Exercise details: Reproduce the listing below word for word, with no pictures.

(Charts and diagrams as code)
=======

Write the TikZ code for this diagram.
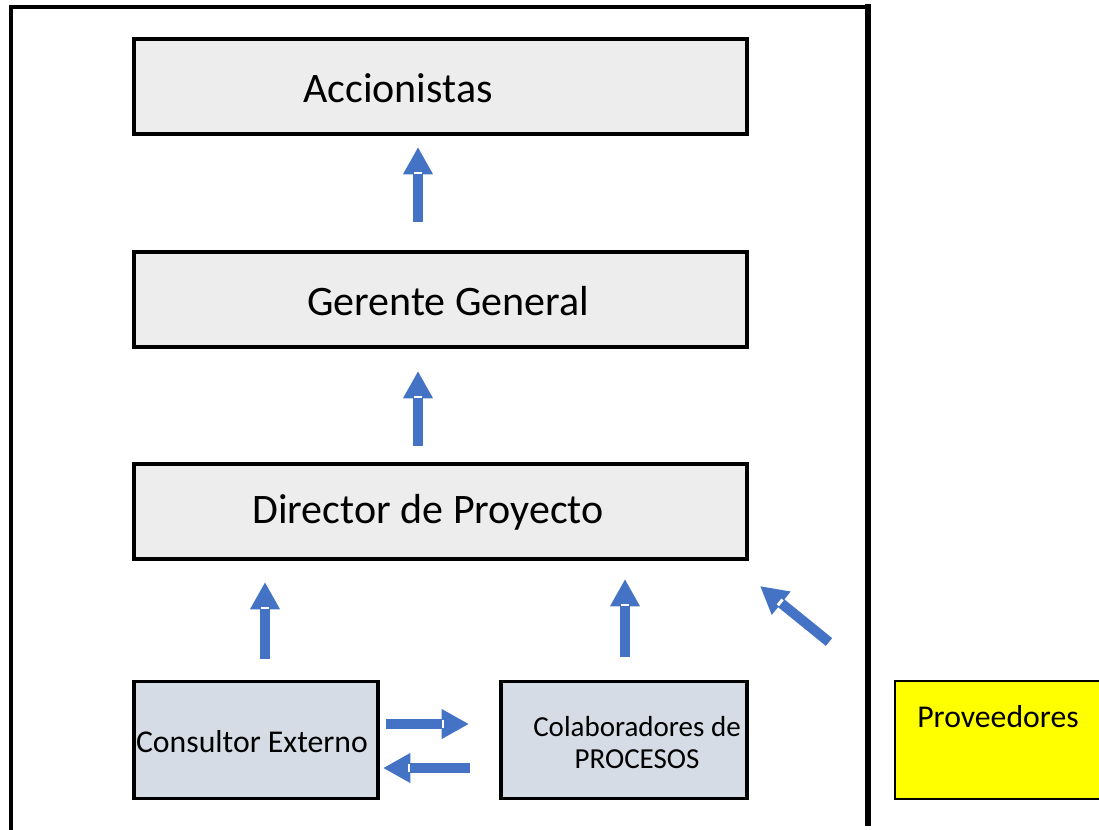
\documentclass[tikz,border=0pt]{standalone}
\usepackage{fontspec}
\setmainfont{Carlito}
\usetikzlibrary{arrows.meta,calc}
\definecolor{boxgray}{HTML}{EDEDED}
\definecolor{boxblue}{HTML}{D6DCE5}
\definecolor{arrowblue}{HTML}{4472C4}
\definecolor{provyellow}{HTML}{FFFF00}
\tikzset{
  topbox/.style={draw=black, line width=2.7pt, fill=boxgray, rectangle, inner sep=0pt,
    minimum width=613*0.75pt, minimum height=95*0.75pt},
  lowbox/.style={draw=black, line width=2.7pt, fill=boxblue, rectangle, inner sep=0pt,
    minimum height=117*0.75pt},
  provbox/.style={draw=black, line width=2pt, fill=provyellow, rectangle, inner sep=0pt,
    minimum width=215*0.75pt, minimum height=118*0.75pt},
  bigtext/.style={anchor=base, inner sep=0pt, font=\fontsize{31.5pt}{37pt}\selectfont},
  midtext/.style={anchor=base, inner sep=0pt, font=\fontsize{23.8pt}{28pt}\selectfont},
  smalltext/.style={anchor=base, inner sep=0pt, align=center, font=\fontsize{21.75pt}{24pt}\selectfont},
  blockarrow/.style={draw=arrowblue, line width=7.5pt,
    -{Triangle[width=21pt,length=20.5pt]}},
  framewall/.style={draw=black, line cap=rect},
}
\newcommand\myarrow[2]{%
  \draw[blockarrow] (#1) -- (#2);
  \draw[white, line width=2.2pt] ($($(#2)!19.5pt!(#1)$)!2.8pt!90:(#2)$) -- ($($(#2)!19.5pt!(#1)$)!2.8pt!-90:(#2)$);
}
\begin{document}
\begin{tikzpicture}[x=0.75pt, y=-0.75pt]
\clip (0,0) rectangle (1099,829);
\fill[white] (0,0) rectangle (1099,829);
% frame
\draw[framewall, line width=3pt] (11,829) -- (11,7) -- (868,7);
\draw[framewall, line width=4.2pt] (868,7) -- (868,823);
% boxes
\node[topbox] (acc) at (440.5,86.5) {};
\node[topbox] (ger) at (440.5,299.5) {};
\node[topbox] (dir) at (440.5,511.5) {};
\node[lowbox, minimum width=244*0.75pt] (con) at (256,740) {};
\node[lowbox, minimum width=246*0.75pt] (col) at (624,740) {};
\node[provbox] (pro) at (1002.5,740) {};
% texts
\node[bigtext] (tacc) at (398,102) {Accionistas};
\node[bigtext] (tger) at (448,315) {Gerente General};
\node[bigtext] (tdir) at (428,523) {Director de Proyecto};
\node[midtext] (tcon) at (252,752) {Consultor Externo};
\node[smalltext] (tcol) at (637,768) {Colaboradores de\\PROCESOS};
\node[midtext] (tpro) at (998,727) {Proveedores};
% arrow coordinates
\coordinate (a1s) at (418,222); \coordinate (a1e) at (418,147);
\coordinate (a2s) at (418,446); \coordinate (a2e) at (418,371);
\coordinate (a3s) at (265,659); \coordinate (a3e) at (265,582);
\coordinate (a4s) at (625,657); \coordinate (a4e) at (625,579);
\coordinate (a5s) at (829,642); \coordinate (a5e) at (760,586);
\coordinate (a6s) at (386,724); \coordinate (a6e) at (469,724);
\coordinate (a7s) at (470,768); \coordinate (a7e) at (383,768);
\myarrow{a1s}{a1e}
\myarrow{a2s}{a2e}
\myarrow{a3s}{a3e}
\myarrow{a4s}{a4e}
\myarrow{a5s}{a5e}
\myarrow{a6s}{a6e}
\myarrow{a7s}{a7e}
\end{tikzpicture}
\end{document}
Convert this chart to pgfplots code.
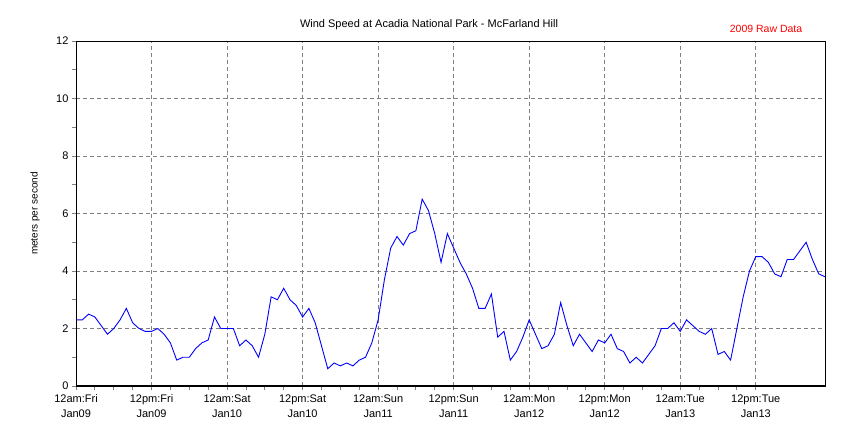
\documentclass[border=0pt]{standalone}
\usepackage{fontspec}
\setmainfont{Liberation Sans}
\usepackage{pgfplots}
\usepackage{pgfplotstable}
\pgfplotsset{compat=1.18}
\definecolor{gridgray}{HTML}{808080}
\definecolor{lineblue}{HTML}{0000FF}

% hour since 12am Fri Jan09, wind speed (m/s)
\pgfplotstableread{
h v
0 2.3
1 2.3
2 2.5
3 2.4
4 2.1
5 1.8
6 2.0
7 2.3
8 2.7
9 2.2
10 2.0
11 1.9
12 1.9
13 2.0
14 1.8
15 1.5
16 0.9
17 1.0
18 1.0
19 1.3
20 1.5
21 1.6
22 2.4
23 2.0
24 2.0
25 2.0
26 1.4
27 1.6
28 1.4
29 1.0
30 1.8
31 3.1
32 3.0
33 3.4
34 3.0
35 2.8
36 2.4
37 2.7
38 2.2
39 1.4
40 0.6
41 0.8
42 0.7
43 0.8
44 0.7
45 0.9
46 1.0
47 1.5
48 2.3
49 3.7
50 4.8
51 5.2
52 4.9
53 5.3
54 5.4
55 6.5
56 6.1
57 5.3
58 4.3
59 5.3
60 4.8
61 4.3
62 3.9
63 3.4
64 2.7
65 2.7
66 3.2
67 1.7
68 1.9
69 0.9
70 1.2
71 1.7
72 2.3
73 1.8
74 1.3
75 1.4
76 1.8
77 2.9
78 2.1
79 1.4
80 1.8
81 1.5
82 1.2
83 1.6
84 1.5
85 1.8
86 1.3
87 1.2
88 0.8
89 1.0
90 0.8
91 1.1
92 1.4
93 2.0
94 2.0
95 2.2
96 1.9
97 2.3
98 2.1
99 1.9
100 1.8
101 2.0
102 1.1
103 1.2
104 0.9
105 2.0
106 3.1
107 4.0
108 4.5
109 4.5
110 4.3
111 3.9
112 3.8
113 4.4
114 4.4
115 4.7
116 5.0
117 4.4
118 3.9
119 3.8
}\windtable

\begin{document}
\begin{tikzpicture}[x=1pt,y=1pt]
\path[use as bounding box] (0,0) rectangle (850,425);
\begin{axis}[
  at={(76pt,39pt)}, anchor=south west,
  width=749pt, height=345pt, scale only axis,
  xmin=0, xmax=119, ymin=0, ymax=12,
  xtick={0,12,...,108}, ytick={0,2,...,12},
  minor x tick num=3, minor y tick num=1,
  xticklabels={{12am:Fri\\Jan09},{12pm:Fri\\Jan09},{12am:Sat\\Jan10},{12pm:Sat\\Jan10},{12am:Sun\\Jan11},{12pm:Sun\\Jan11},{12am:Mon\\Jan12},{12pm:Mon\\Jan12},{12am:Tue\\Jan13},{12pm:Tue\\Jan13}},
  xticklabel style={align=center, font=\fontsize{11}{15}\selectfont, yshift=-1pt},
  yticklabel style={font=\fontsize{11}{13}\selectfont},
  /pgf/number format/assume math mode=true,
  tick align=outside, xtick pos=bottom, ytick pos=left,
  major tick length=4pt, minor tick length=4pt,
  tick style={gridgray, line width=0.8pt},
  grid=major, major grid style={gridgray, line width=0.8pt, dash pattern=on 4pt off 3pt},
  axis line style={black, line width=0.9pt},
  ylabel={meters per second},
  ylabel style={font=\fontsize{11}{13}\selectfont},
  every axis y label/.style={at={(rel axis cs:0,0.5)}, rotate=90, anchor=center, yshift=41pt},
  clip=true,
]
\addplot[lineblue, line width=0.9pt, mark=none] table[x=h, y=v] {\windtable};
\draw[black, line width=2pt] (rel axis cs:0,1) -- (rel axis cs:0,0) -- (rel axis cs:1,0);
\end{axis}
\node[font=\fontsize{11}{13}\selectfont] at (429,400) {Wind Speed at Acadia National Park - McFarland Hill};
\node[font=\fontsize{10.5}{13}\selectfont, text=red] at (766,396) {2009 Raw Data};
\end{tikzpicture}
\end{document}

=======

Written response:
Write the TikZ code for this diagram.
\documentclass[tikz,border=0pt]{standalone}
\usepackage{fontspec}
\setmainfont{Carlito}
\usetikzlibrary{arrows.meta,calc}
\definecolor{boxgray}{HTML}{EDEDED}
\definecolor{boxblue}{HTML}{D6DCE5}
\definecolor{arrowblue}{HTML}{4472C4}
\definecolor{provyellow}{HTML}{FFFF00}
\tikzset{
  topbox/.style={draw=black, line width=2.7pt, fill=boxgray, rectangle, inner sep=0pt,
    minimum width=613*0.75pt, minimum height=95*0.75pt},
  lowbox/.style={draw=black, line width=2.7pt, fill=boxblue, rectangle, inner sep=0pt,
    minimum height=117*0.75pt},
  provbox/.style={draw=black, line width=2pt, fill=provyellow, rectangle, inner sep=0pt,
    minimum width=215*0.75pt, minimum height=118*0.75pt},
  bigtext/.style={anchor=base, inner sep=0pt, font=\fontsize{31.5pt}{37pt}\selectfont},
  midtext/.style={anchor=base, inner sep=0pt, font=\fontsize{23.8pt}{28pt}\selectfont},
  smalltext/.style={anchor=base, inner sep=0pt, align=center, font=\fontsize{21.75pt}{24pt}\selectfont},
  blockarrow/.style={draw=arrowblue, line width=7.5pt,
    -{Triangle[width=21pt,length=20.5pt]}},
  framewall/.style={draw=black, line cap=rect},
}
\newcommand\myarrow[2]{%
  \draw[blockarrow] (#1) -- (#2);
  \draw[white, line width=2.2pt] ($($(#2)!19.5pt!(#1)$)!2.8pt!90:(#2)$) -- ($($(#2)!19.5pt!(#1)$)!2.8pt!-90:(#2)$);
}
\begin{document}
\begin{tikzpicture}[x=0.75pt, y=-0.75pt]
\clip (0,0) rectangle (1099,829);
\fill[white] (0,0) rectangle (1099,829);
% frame
\draw[framewall, line width=3pt] (11,829) -- (11,7) -- (868,7);
\draw[framewall, line width=4.2pt] (868,7) -- (868,823);
% boxes
\node[topbox] (acc) at (440.5,86.5) {};
\node[topbox] (ger) at (440.5,299.5) {};
\node[topbox] (dir) at (440.5,511.5) {};
\node[lowbox, minimum width=244*0.75pt] (con) at (256,740) {};
\node[lowbox, minimum width=246*0.75pt] (col) at (624,740) {};
\node[provbox] (pro) at (1002.5,740) {};
% texts
\node[bigtext] (tacc) at (398,102) {Accionistas};
\node[bigtext] (tger) at (448,315) {Gerente General};
\node[bigtext] (tdir) at (428,523) {Director de Proyecto};
\node[midtext] (tcon) at (252,752) {Consultor Externo};
\node[smalltext] (tcol) at (637,768) {Colaboradores de\\PROCESOS};
\node[midtext] (tpro) at (998,727) {Proveedores};
% arrow coordinates
\coordinate (a1s) at (418,222); \coordinate (a1e) at (418,147);
\coordinate (a2s) at (418,446); \coordinate (a2e) at (418,371);
\coordinate (a3s) at (265,659); \coordinate (a3e) at (265,582);
\coordinate (a4s) at (625,657); \coordinate (a4e) at (625,579);
\coordinate (a5s) at (829,642); \coordinate (a5e) at (760,586);
\coordinate (a6s) at (386,724); \coordinate (a6e) at (469,724);
\coordinate (a7s) at (470,768); \coordinate (a7e) at (383,768);
\myarrow{a1s}{a1e}
\myarrow{a2s}{a2e}
\myarrow{a3s}{a3e}
\myarrow{a4s}{a4e}
\myarrow{a5s}{a5e}
\myarrow{a6s}{a6e}
\myarrow{a7s}{a7e}
\end{tikzpicture}
\end{document}
Convert this chart to pgfplots code.
\documentclass[border=0pt]{standalone}
\usepackage{fontspec}
\setmainfont{Liberation Sans}
\usepackage{pgfplots}
\usepackage{pgfplotstable}
\pgfplotsset{compat=1.18}
\definecolor{gridgray}{HTML}{808080}
\definecolor{lineblue}{HTML}{0000FF}

% hour since 12am Fri Jan09, wind speed (m/s)
\pgfplotstableread{
h v
0 2.3
1 2.3
2 2.5
3 2.4
4 2.1
5 1.8
6 2.0
7 2.3
8 2.7
9 2.2
10 2.0
11 1.9
12 1.9
13 2.0
14 1.8
15 1.5
16 0.9
17 1.0
18 1.0
19 1.3
20 1.5
21 1.6
22 2.4
23 2.0
24 2.0
25 2.0
26 1.4
27 1.6
28 1.4
29 1.0
30 1.8
31 3.1
32 3.0
33 3.4
34 3.0
35 2.8
36 2.4
37 2.7
38 2.2
39 1.4
40 0.6
41 0.8
42 0.7
43 0.8
44 0.7
45 0.9
46 1.0
47 1.5
48 2.3
49 3.7
50 4.8
51 5.2
52 4.9
53 5.3
54 5.4
55 6.5
56 6.1
57 5.3
58 4.3
59 5.3
60 4.8
61 4.3
62 3.9
63 3.4
64 2.7
65 2.7
66 3.2
67 1.7
68 1.9
69 0.9
70 1.2
71 1.7
72 2.3
73 1.8
74 1.3
75 1.4
76 1.8
77 2.9
78 2.1
79 1.4
80 1.8
81 1.5
82 1.2
83 1.6
84 1.5
85 1.8
86 1.3
87 1.2
88 0.8
89 1.0
90 0.8
91 1.1
92 1.4
93 2.0
94 2.0
95 2.2
96 1.9
97 2.3
98 2.1
99 1.9
100 1.8
101 2.0
102 1.1
103 1.2
104 0.9
105 2.0
106 3.1
107 4.0
108 4.5
109 4.5
110 4.3
111 3.9
112 3.8
113 4.4
114 4.4
115 4.7
116 5.0
117 4.4
118 3.9
119 3.8
}\windtable

\begin{document}
\begin{tikzpicture}[x=1pt,y=1pt]
\path[use as bounding box] (0,0) rectangle (850,425);
\begin{axis}[
  at={(76pt,39pt)}, anchor=south west,
  width=749pt, height=345pt, scale only axis,
  xmin=0, xmax=119, ymin=0, ymax=12,
  xtick={0,12,...,108}, ytick={0,2,...,12},
  minor x tick num=3, minor y tick num=1,
  xticklabels={{12am:Fri\\Jan09},{12pm:Fri\\Jan09},{12am:Sat\\Jan10},{12pm:Sat\\Jan10},{12am:Sun\\Jan11},{12pm:Sun\\Jan11},{12am:Mon\\Jan12},{12pm:Mon\\Jan12},{12am:Tue\\Jan13},{12pm:Tue\\Jan13}},
  xticklabel style={align=center, font=\fontsize{11}{15}\selectfont, yshift=-1pt},
  yticklabel style={font=\fontsize{11}{13}\selectfont},
  /pgf/number format/assume math mode=true,
  tick align=outside, xtick pos=bottom, ytick pos=left,
  major tick length=4pt, minor tick length=4pt,
  tick style={gridgray, line width=0.8pt},
  grid=major, major grid style={gridgray, line width=0.8pt, dash pattern=on 4pt off 3pt},
  axis line style={black, line width=0.9pt},
  ylabel={meters per second},
  ylabel style={font=\fontsize{11}{13}\selectfont},
  every axis y label/.style={at={(rel axis cs:0,0.5)}, rotate=90, anchor=center, yshift=41pt},
  clip=true,
]
\addplot[lineblue, line width=0.9pt, mark=none] table[x=h, y=v] {\windtable};
\draw[black, line width=2pt] (rel axis cs:0,1) -- (rel axis cs:0,0) -- (rel axis cs:1,0);
\end{axis}
\node[font=\fontsize{11}{13}\selectfont] at (429,400) {Wind Speed at Acadia National Park - McFarland Hill};
\node[font=\fontsize{10.5}{13}\selectfont, text=red] at (766,396) {2009 Raw Data};
\end{tikzpicture}
\end{document}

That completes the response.